Wednesday, April 26, 2006

Destroy All Monsters

Just as I chronicled the success of two resurgent Yankees in my last post, we need to examine the struggles of two other Yankees in this edition. Mussina and Giambi’s rise to glory in April of 2006 coincides with an unfortunate skid for both Hideki Matsui and Mariano Rivera, which is most uncharacteristic of both men, as well as poorly timed.

As Mo is our Hall of Fame closer, I’ll save him for the end of this piece and allow him a chance to finish something off cleanly today. Let’s begin with Gojira. Matsui is struggling mightily. There’s no doubt about it and there’s nothing minor about it either. When the Beast from the East gets cold, he gets REAL cold. What are we talking about when we say “REAL cold”? Let’s look at Matsui’s line since the 11th of April in Kansas City.

In the 14 games from April 11th through the 26th, Hideki Matsui has hit 9 for 49, a .184 clip. He has walked 6 times to raise his OBP to a whopping .273, and his SLG is a dismal .245 during the stretch. Simple math tells us that the Japanese star is filling the 6th spot in the Yankee order with a .518 OPS over four and a half series. Hardly the numbers we expect from Matsui at this point in his Yankee career.

You can read the frustration on his face after each at bat, and it’s apparent he’s pressing. The problem is, he recently played in his 500th consecutive Major League game which got huge press over here in Japan. Why it’s important is a mystery to me. I know his combined streak of games played is tremendous, at almost 1800 games. I know the Japanese recently celebrated Hanshin Tigers outfielder Tomoaki Kanemoto’s 904th consecutive game without an inning missed. What I can’t figure out is why that’s a praiseworthy accomplishment. It, frankly, seems absurd and unfortunate to me. Take a rest.

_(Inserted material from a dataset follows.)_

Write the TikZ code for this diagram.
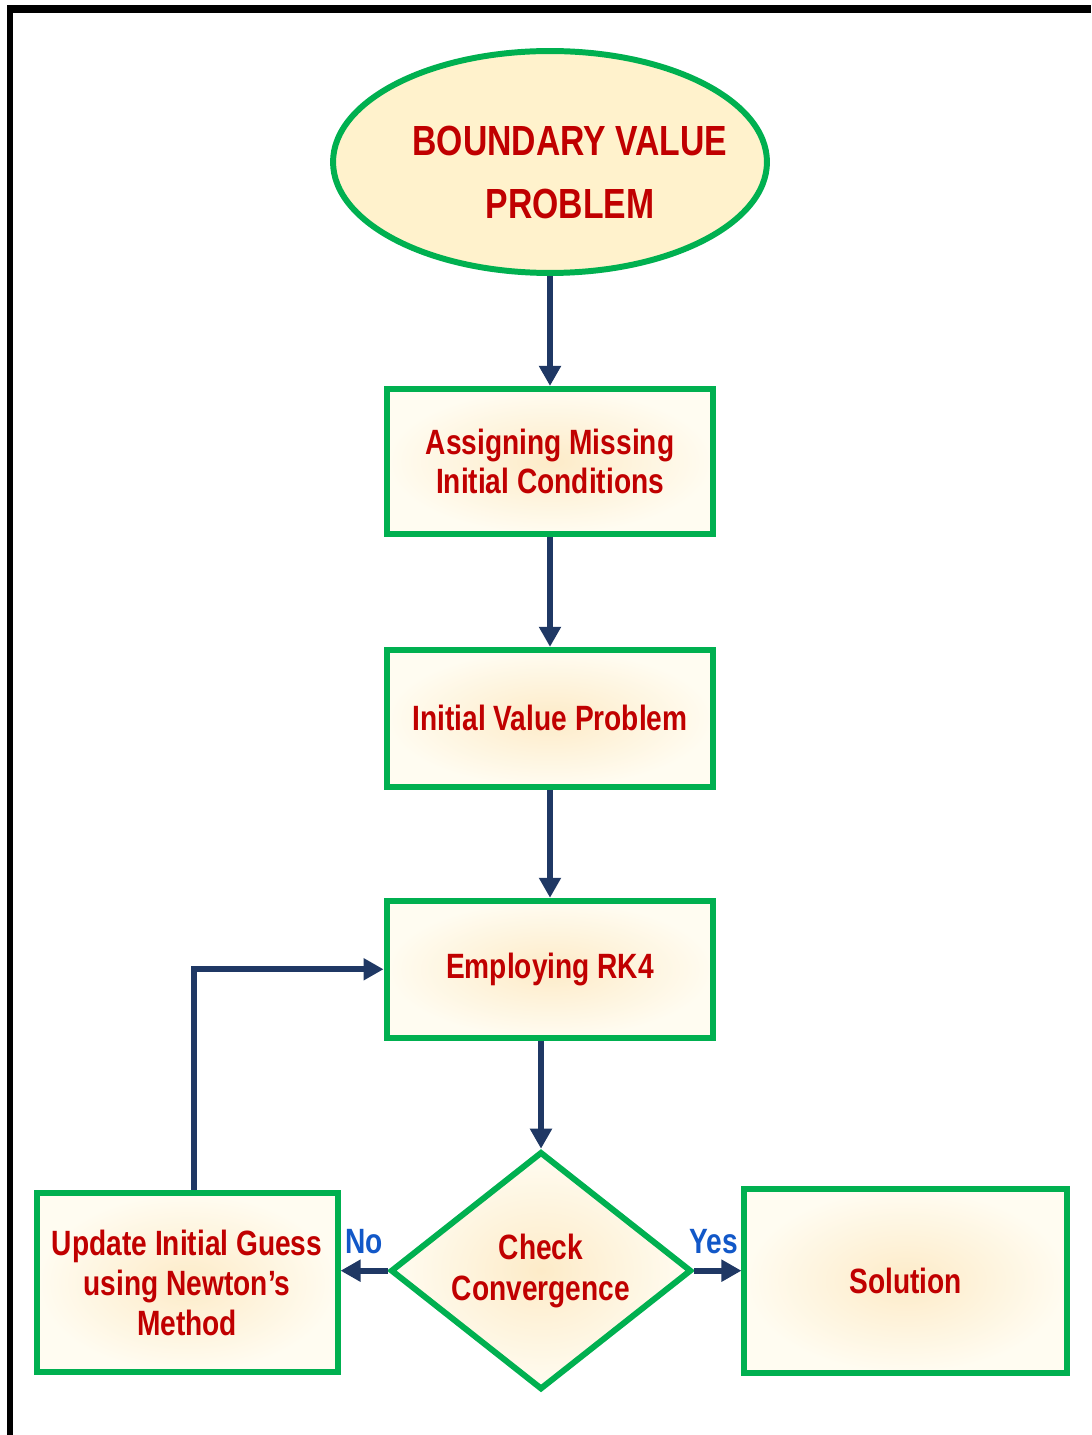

To the Japanese, the ideal of never missing a second of work is very real. Your allegiance to the collective is the greatest gift you can give society, and there is absolutely nothing more valued in Japan than that. Matsui’s streak has taken on a symbolic importance to the international image of Japan. Torre is in the tough position of being obligated to play Matsui in some way, shape, or form every game. Matsui will never ask out, so it’s on Joe to put his head on the international chopping block. I know he and Matsui both feel that the slugger will hit his way out of it, particularly with the short porch in right, but one has to wonder if Gojira could use a break from looming over Gotham for a day or two.

Mariano Rivera’s woes are more illusion than reality, but they are there nonetheless. It’s the perspective we choose to take on Rivera’s performance this year that determine’s our reaction. To me, it’s not news. We’ve seen Mo struggle a bit early in seasons of late, and while he’s blown a couple of games this season, none of them have been to Boston. We all remember the red flags that went up over the entirety of Yankeedom when Mo blew a couple of early season saves to Ortiz and the Sox. This year’s losses to Minnesota and Tampa have been disappointing, but I think everyone knows that they are blips on the radar.

The larger issue to me, is that Mariano has been sitting in the bullpen for the entire month of April without a significant moment of heroics to point to. The Yankees offense has been so awesome in game we’ve won, that his majesty could rest comfortably on his throne. At some point this season, Mo will be needed 4 or 5 times in the span of a week. All of this will change and the ship will be righted. At the moment, a strange set of circumstances has left the King of All Closers a bit rusty and out of rhythm. Have no fear Yankee fans, the Sandman will be putting heads to bed sooner than you know it, and the more he gets against Boston in May, the better.